John Gilbert Sports

Volleyball Has Earned ‘Major’ Status at UMD

John Gilbert

In the array of intercollegiate sports teams at UMD, volleyball falls in there someplace behind Division I men’s hockey, Division I women’s hockey, and Division II football, and in a lot of years it might find men’s and women’s basketball, baseball and softball battling it for prominence.
But not this season. This season, football had a fantastic run to the national tournament’s second round, and men’s hockey is stirring up new interest in its new National Collegiate Hockey Conference. But women’s volleyball is right up there with the best and most entertaining sports on campus. When the current season just ended Saturday, with a three games to one loss to six-time defending NCAA Division II Concordia of St. Paul, the Bulldogs had thoroughly entertained a crowd of 1,700 -- win or lose. Of course, the Bulldogs won more than they lost, dropping only one home-court match at Romano Gym, to Northern State, before falling to Concordia.
When it was over, UMD coach Jim Boos congratulated the Golden Bears, and his own team. “I’m proud of how hard we played,” he said. “We just got outplayed by a team that just played better. They made only nine hitting errors all night. I’m proud of our effort, and our energy level, and we had a tremendous year, with all the records and awards, but they just weren’t making any mistakes.”
Kate Lange, who set the all-time UMD record for career kills early in the season, finished with 24 kills on 59 attempts -- both nearly twice as many as any other player on either team. “It was awesome to have all those fans behind us,” said Lange. “For sure, we battled back, and if we hadn’t dug such a hold for ourselves, we probably could have done even better.”
Lange got emotional then. “I kinda felt it was our night, until it was over,” she said. “It’s crazy it’s over already...I wouldn’t have played anywhere else.”
Concordia coach Brady Starkey is legendary for his casual approach. He has his team so plugged in that his players are always upbeat, never seeming to notice, or show, any effects of pressure. “Volleyball, and sports, are supposed to be fun,” said Starkey. “The games are much easier when everybody takes a light approach and is enjoying it.
“When they beat us 3-0, it was a good match. Our girls realized that if we don’t come to play in the final, what could happen. We played very efficient and clean and it was a total team effort. We got blocks when we needed them, we covered, we scrapped, and we got through some long rallies. We did a good job of taking what we could, and we got good touches to slow them down.”
Kayla Koenecke, a senior from Delano, has now played in -- and won -- regional and national championships every year. She’ll be trying for her fourth while the Golden Bears will be striving for their seventh. I asked he if she could ever envision Concordia losing in this Central Regional final. “No, I can’t ever envision that,” she said. “We enjoyed every point, because four years is too short, and you never know when you might have your last game together.”

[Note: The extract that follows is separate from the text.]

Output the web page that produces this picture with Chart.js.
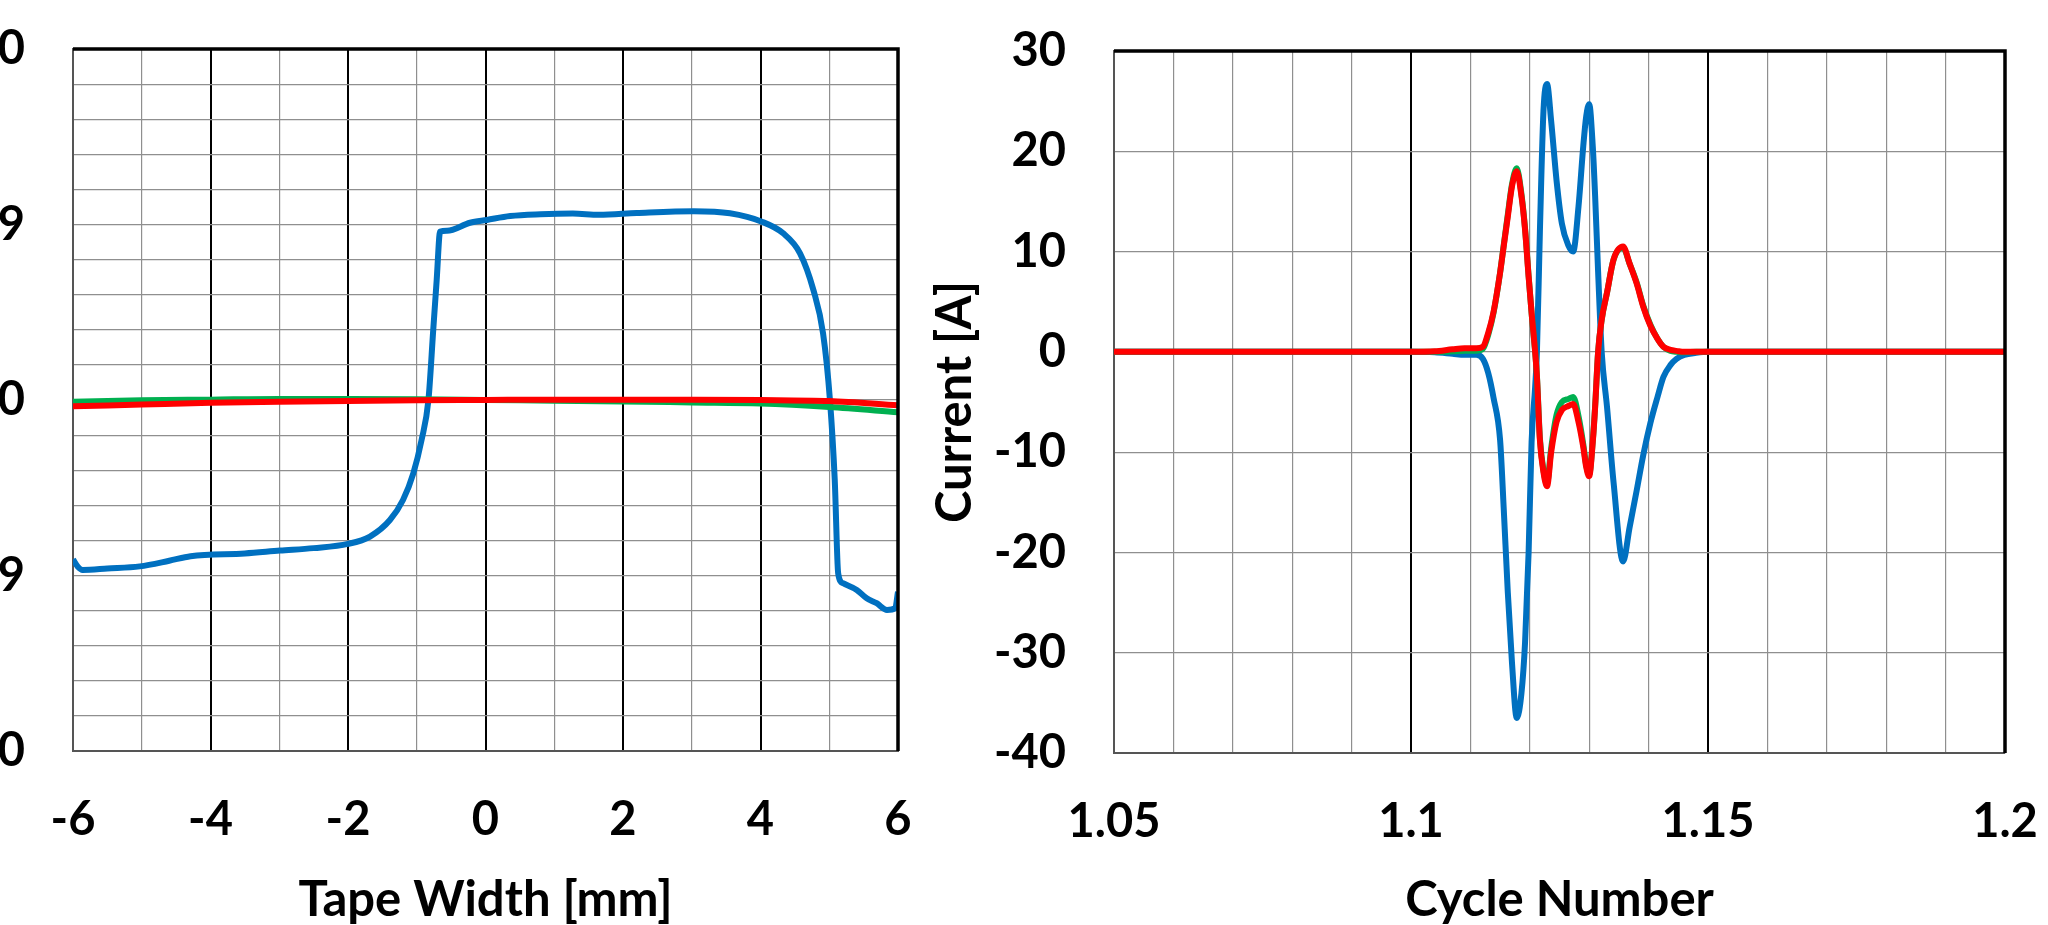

The biggest adjustment UMD’s men have to make on the hockey rink is to adjust to the new rivalries of the NCHC. This weekend, for example, UMD welcomes Western Michigan to AMSOIL Arena for a conference series. Last weekend, it was St. Cloud State, a familiar rival from WCHA days. But in the WCHA, Minnesota was always UMD’s biggest rival, and St. Cloud State’s, too.
Now the Bulldogs and Huskies are each other’s prime in-state rival, because both are in the new NCHC. Last weekend’s series was typically close, because each team had the upper hand in one of the games but not the other.
The problem was that while UMD outplayed St. Cloud State the first night, outshooting the Huskies 15-4 in the first period and 38-18 for the game, the Huskies got a lucky goal when Kalle Kossila came up the left side and flung the puck across the slot to the far, right corner. The flip hit Tim Smith’s glove, made a 30-degree change of direction, and fooled a helpless Matt McNeely to catch the far corner for a 2-2 tie. It stayed that way until former Blaine star Jonny Brodzinski got loose with five minutes left and drilled a sniper’s shot into the upper right corner. Brodzinski added an empty net goal for a 4-2 victory.
“I’ve been in this game for 27, 28, 29 years, and I don’t think I ever saw robbery like that,” said Huskies coach Bob Motzko. “Our goalie [Ryan Fragher] played well and we hung around until we played better in the third. But we played so poorly, thank god we play tomorrow night.”
“Tomorrow” came and the Huskies spanked UMD, which couldn’t match their first-game verve, in a 5-1 blowout. It was a reversal for the Bulldogs, who had been stuck in a rut of playing spotty the first game and then a strong second game, but they played well enough to get a split, and being swept at home could come back to haunt them in the standings.